12. 12. An impact sensing device as claimed in any preceding claim wherein the means are for storing information relating to any detected impacts.
13. 13. An impact sensing device as claimed in any preceding claim wherein the means are enabling information relating to detected impacts to be transmitted to an external device.
14. 14. An impact sensing device as claimed in any preceding claim wherein the impact sensing device is configured to be attached to a vehicle.
15. 15. An impact sensing device as claimed in any of claims 1 to 14 wherein the impact sensing device is configured to be worn by a user.
16. 16. A method comprising: configuring the sensing device in an impact sensing mode wherein in the impact sensing mode the impact sensing device is arranged to analyse detected movements to identify possible impacts; determining that the impact sensing device is to exit the impact sensing mode and enter a reduced power mode; arranging the impact sensing device to enter the reduced power mode; and continuing to analyse detected movements to identify possible impacts while the impact sensing device is being arranged to enter the reduced power mode.

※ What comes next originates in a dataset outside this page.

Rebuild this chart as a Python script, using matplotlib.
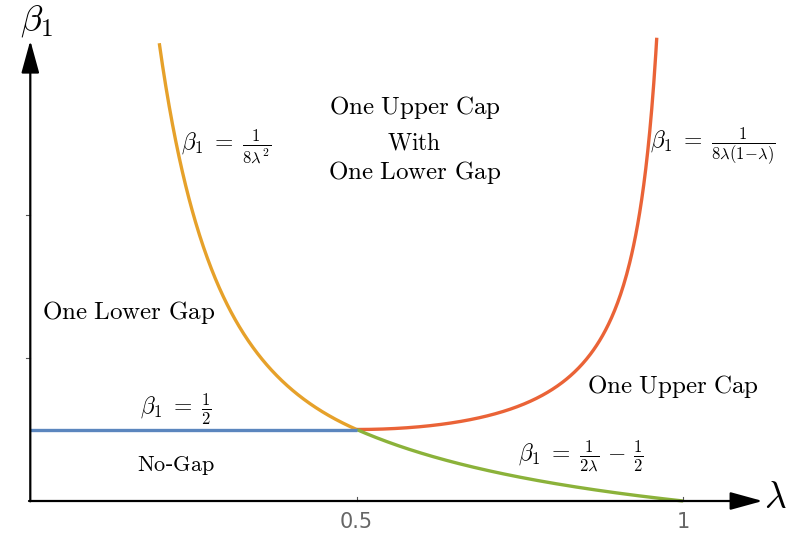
import numpy as np
import matplotlib
matplotlib.use("Agg")
import matplotlib.pyplot as plt

plt.rcParams['mathtext.fontset'] = 'cm'

# curve ranges (lambda)
lam_orange = (0.1976, 0.5)
lam_red = (0.5, 0.9598)
lam_green = (0.5, 1.0)
lam_blue = (0.0, 0.5)
beta_blue = 0.5

x_ticks = [0.5, 1.0]
x_tick_labels = ["0.5", "1"]
y_ticks = [1, 2]

c_orange = "#E6A12A"
c_red = "#EA6337"
c_green = "#8BB23A"
c_blue = "#5B86BE"

fig = plt.figure(figsize=(7.9, 5.34), dpi=100)
ax = fig.add_axes([0, 0, 1, 1])
# pixel mapping: x=0 at 30px, 652.7 px/unit; y=0 at 501px, 143 px/unit
ax.set_xlim(-30.3 / 652.7, (790 - 30.3) / 652.7)
ax.set_ylim(-(534 - 501) / 143, 501 / 143)
ax.axis("off")

lw = 2.4
l = np.linspace(*lam_orange, 300)
ax.plot(l, 1 / (8 * l ** 2), color=c_orange, lw=lw, solid_capstyle="butt", zorder=3)
l = np.linspace(*lam_red, 300)
ax.plot(l, 1 / (8 * l * (1 - l)), color=c_red, lw=lw, solid_capstyle="butt", zorder=3)
l = np.linspace(*lam_green, 300)
ax.plot(l, 1 / (2 * l) - 0.5, color=c_green, lw=lw, solid_capstyle="butt", zorder=3)
ax.plot(lam_blue, [beta_blue, beta_blue], color=c_blue, lw=lw, solid_capstyle="butt", zorder=3)

# axes with arrows
ax.annotate("", xy=(1.122, 0), xytext=(-0.002, 0),
            arrowprops=dict(arrowstyle="-|>,head_length=2.0,head_width=0.55",
                            color="black", lw=1.6, shrinkA=0, shrinkB=0))
ax.annotate("", xy=(0, 3.22), xytext=(0, -0.002),
            arrowprops=dict(arrowstyle="-|>,head_length=2.0,head_width=0.55",
                            color="black", lw=1.6, shrinkA=0, shrinkB=0))

for xt, lab in zip(x_ticks, x_tick_labels):
    ax.plot([xt, xt], [0, 0.03], color="#555555", lw=0.8)
    ax.text(xt, -0.08, lab, ha="center", va="top", fontsize=15, color="#666666")
for yt in y_ticks:
    ax.plot([-0.006, 0], [yt, yt], color="#555555", lw=0.8)

ax.text(1.142, 0.02, r"$\lambda$", fontsize=27, ha="center", va="center")
ax.text(0.01, 3.355, r"$\beta_1$", fontsize=26, ha="center", va="center")

ts = 18
ax.text(0.589, 2.75, r"$\mathrm{One\ Upper\ Cap}$", fontsize=ts, ha="center", va="center")
ax.text(0.589, 2.51, r"$\mathrm{With}$", fontsize=ts - 1, ha="center", va="center")
ax.text(0.589, 2.30, r"$\mathrm{One\ Lower\ Gap}$", fontsize=ts, ha="center", va="center")
ax.text(0.150, 1.32, r"$\mathrm{One\ Lower\ Gap}$", fontsize=ts, ha="center", va="center")
ax.text(0.985, 0.80, r"$\mathrm{One\ Upper\ Cap}$", fontsize=ts, ha="center", va="center")
ax.text(0.223, 0.245, r"$\mathrm{No}$-$\mathrm{Gap}$", fontsize=16, ha="center", va="center")

fs = 17
ax.text(0.223, 0.64, r"$\beta_1\;=\;\frac{1}{2}$", fontsize=fs, ha="center", va="center")
ax.text(0.30, 2.48, r"$\beta_1\;=\;\frac{1}{8\lambda^2}$", fontsize=fs, ha="center", va="center")
ax.text(1.045, 2.48, r"$\beta_1\;=\;\frac{1}{8\lambda(1\!-\!\lambda)}$", fontsize=fs, ha="center", va="center")
ax.text(0.843, 0.31, r"$\beta_1\;=\;\frac{1}{2\lambda}\,-\,\frac{1}{2}$", fontsize=fs, ha="center", va="center")

fig.savefig("out.png", dpi=100, facecolor="white")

17. 17. A computer program which, when executed by an impact sensing device enables the impact sensing device to perform: configuring the sensing device in an impact sensing mode wherein in the impact sensing mode the impact sensing device is arranged to analyse detected movements to identify possible impacts; determining that the impact sensing device is to exit the impact sensing mode 20 and enter a reduced power mode; arranging the impact sensing device to enter the reduced power mode; and continuing to analyse detected movements to identify possible impacts while the impact sensing device is being arranged to enter the reduced power mode.